Part of Governor Dean's overall message to tribal leaders was to encourage more Native American candidates to run for all levels of local, state and federal government. He stressed that youth were agents of change and emphasized the more educated individuals that were in office, the more political power they would have.
During a special teleconference held on March 2, Governor Dean addressed the importance of Native Americans to the Democratic Party, which has been working diligently during the past few years to encourage more active participation from Native Americans on all fronts. He included the fact that the Native American Caucus of Arizona is actively encouraging Native Americans to become more involved at the state and federal levels. Dean commented that he had never before seen so much activity on the reservations and attributed the 2006 election of U.S. Congressmen Tim Johnson (D-South Dakota) and John Tester (D-Montana) to Native American votes.
"There are at least three Congressmen who owe their seats to Native American voters," Dean said. "This vote is very important to us."
For Flagstaff residents, the formation of the Native American Democrats of Northern Arizona (NADNA) group late last year has added another voice to the growing number of indigenous people who have, up to this point, been voiceless. NADNA members have promised to work on increasing voter registration and promoting Democratic values throughout the Native American population in Northern Arizona; not only in Coconino County, but in neighboring Navajo, Apache and Mohave counties as well.
On the Democratic Party's Web site, is states that the Party has long supported economic self-sufficiency for tribes and that they have worked to ensure that Native Americans have access to the best education, healthcare and housing. Perhaps most importantly, the Party has been very supportive of tribal sovereignty and wants to work with Native American communities to help their own communities empower themselves to become more self-sufficient.
Dean iterated the fact that Native American treaties have not been upheld for centuries, and that the best way to change that would be to have more Native Americans in leadership positions.
"We know that treaty obligations have not been kept for centuries and the best way to change that is to have Native representatives in leadership positions," Dean said.
Another one of Dean's main points was to stress the need for sovereign-to-sovereign governmental relationships between the U.S. and tribal nations, one which has never been respected.
He added that Native Americans were in a real position of power right now, particularly since the Bush Administration has done so much to damage credibility with Native constituents during the past few years with ever-increasing cuts in federal funding and programs.

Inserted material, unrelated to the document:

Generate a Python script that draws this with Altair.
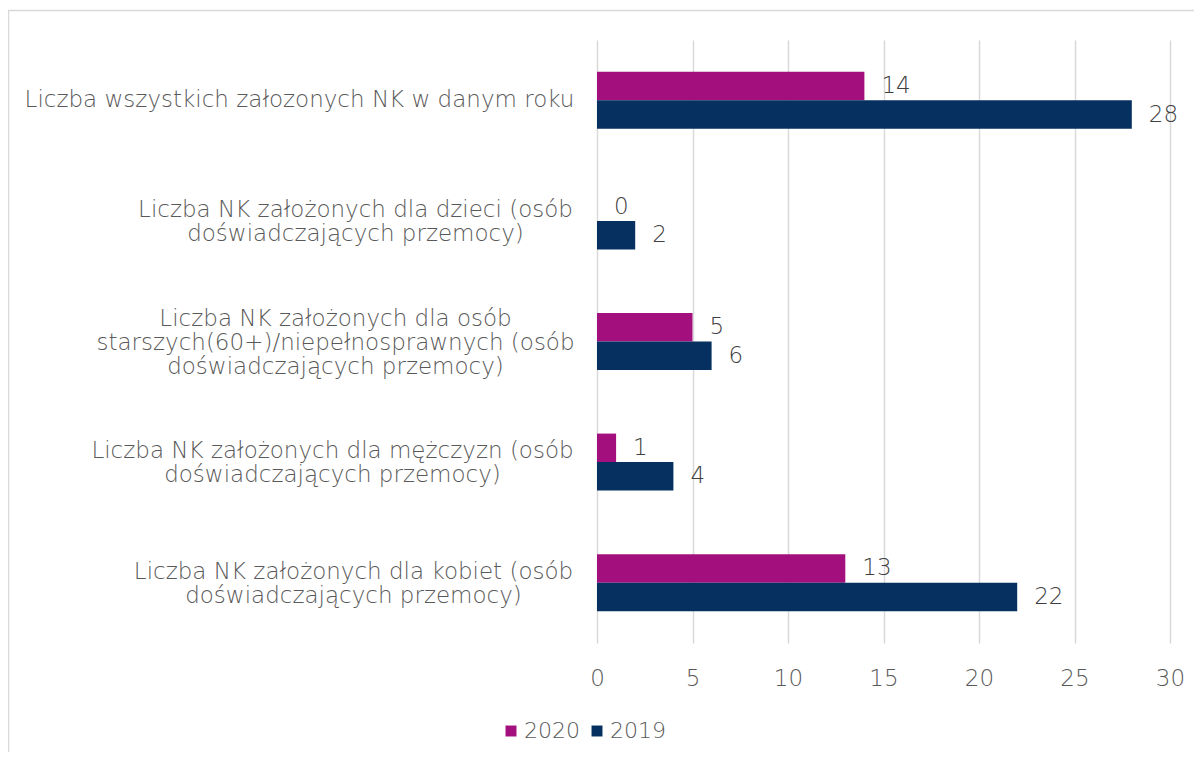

When asked if Native Americans were better off now than they were during the Clinton Administration, Dean was quick to point out that the Democratic Party, as a whole, has been more sympathetic to the causes and concerns of Native American tribes. He pointed out that the standard of living among Native Americans hadn't improved much over the past six years, and that any changes that had been made with regard to community improvements have been in large part through the efforts of the tribes themselves.
Before ending the teleconference, Dean reiterated the important role that Native American tribes play in the political arena and to the Democratic Party. He stated that the Party realizes the significance of the Native American vote and that they would do everything that they could to help encourage young people in Native communities to pursue politics.